List all the possible encoding found for the given data.
This uses chardet to guess the encoding, but biases the results towards
UTF-8. There are cases where chardet cannot know the encoding and
therefore is occasionally wrong. In those cases it was decided that it
would be better to err on the side of UTF-8 rather than ISO-8859-*.
However, it is important to be aware that this also guesses and _will_
misclassify ISO-8859-* encoded text as UTF-8 in some cases.
The discussion that lead to this decision can be found at
https://pagure.io/pagure/issue/891.
:param data: An array of bytes to treat as text data
:type data: bytes
:return: A dictionary mapping possible encodings to confidence levels
:rtype: dict
"""
encodings = detect_encodings(data)
# Boost utf-8 confidence to heavily skew on the side of utf-8. chardet
# confidence is between 1.0 and 0 (inclusive), so this boost remains within
# the expected range from chardet. This requires chardet to be very
# unconfident in utf-8 and very confident in something else for utf-8 to
# not be selected.
if "utf-8" in encodings and encodings["utf-8"] > 0.0:
encodings["utf-8"] = (encodings["utf-8"] + 2.0) / 3.0
encodings = [
Guess(encoding, confidence)
for encoding, confidence in encodings.items()
]
sorted_encodings = sorted(
encodings, key=lambda guess: guess.confidence, reverse=True
)
_log.debug("Possible encodings: %s" % sorted_encodings)
return sorted_encodings
def guess_encoding(data):
"""
Attempt to guess the text encoding used for the given data.
This uses chardet to guess the encoding, but biases the results towards
UTF-8. There are cases where chardet cannot know the encoding and
therefore is occasionally wrong.

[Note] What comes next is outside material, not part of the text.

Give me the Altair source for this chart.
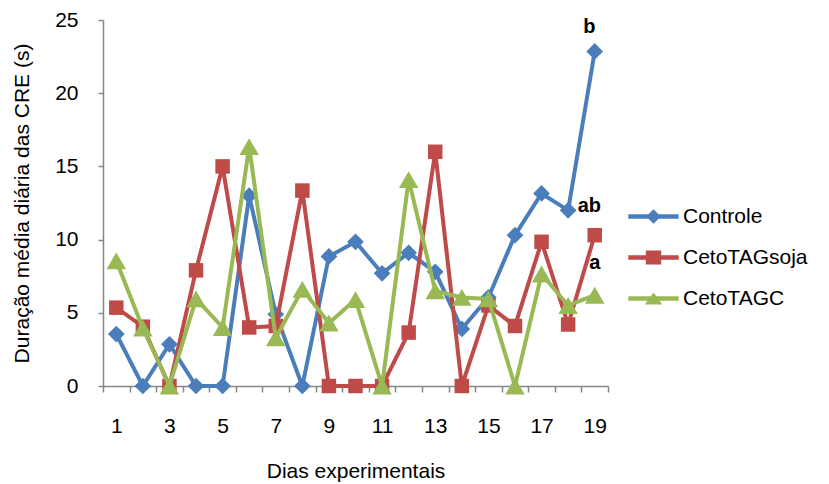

In those cases it was decided that it
would be better to err on the side of UTF-8 rather than ISO-8859-*.
However, it is important to be aware that this also guesses and _will_
misclassify ISO-8859-* encoded text as UTF-8 in some cases.
The discussion that lead to this decision can be found at
https://pagure.io/pagure/issue/891.
:param data: An array of bytes to treat as text data
:type data: bytes
:return: A string of the best encoding found
:rtype: str
:raises PagureException: if no encoding was found that the data could
be decoded into
"""
encodings = guess_encodings(data)
for encoding in encodings:
_log.debug("Trying encoding: %s", encoding)
try:
data.decode(encoding.encoding)
return encoding.encoding
except (UnicodeDecodeError, TypeError):
# The first error is thrown when we failed to decode in that
# encoding, the second when encoding.encoding returned None
pass
raise PagureEncodingException("No encoding could be guessed for this file")
def decode(data):
"""
Guesses the encoding using ``guess_encoding`` and decodes the data.
:param data: An array of bytes to treat as text data
:type data: bytes
:return: A unicode string that has been decoded using the encoding provided
by ``guest_encoding``
:rtype: unicode str
"""
encoding = guess_encoding(data)
return data.decode(encoding)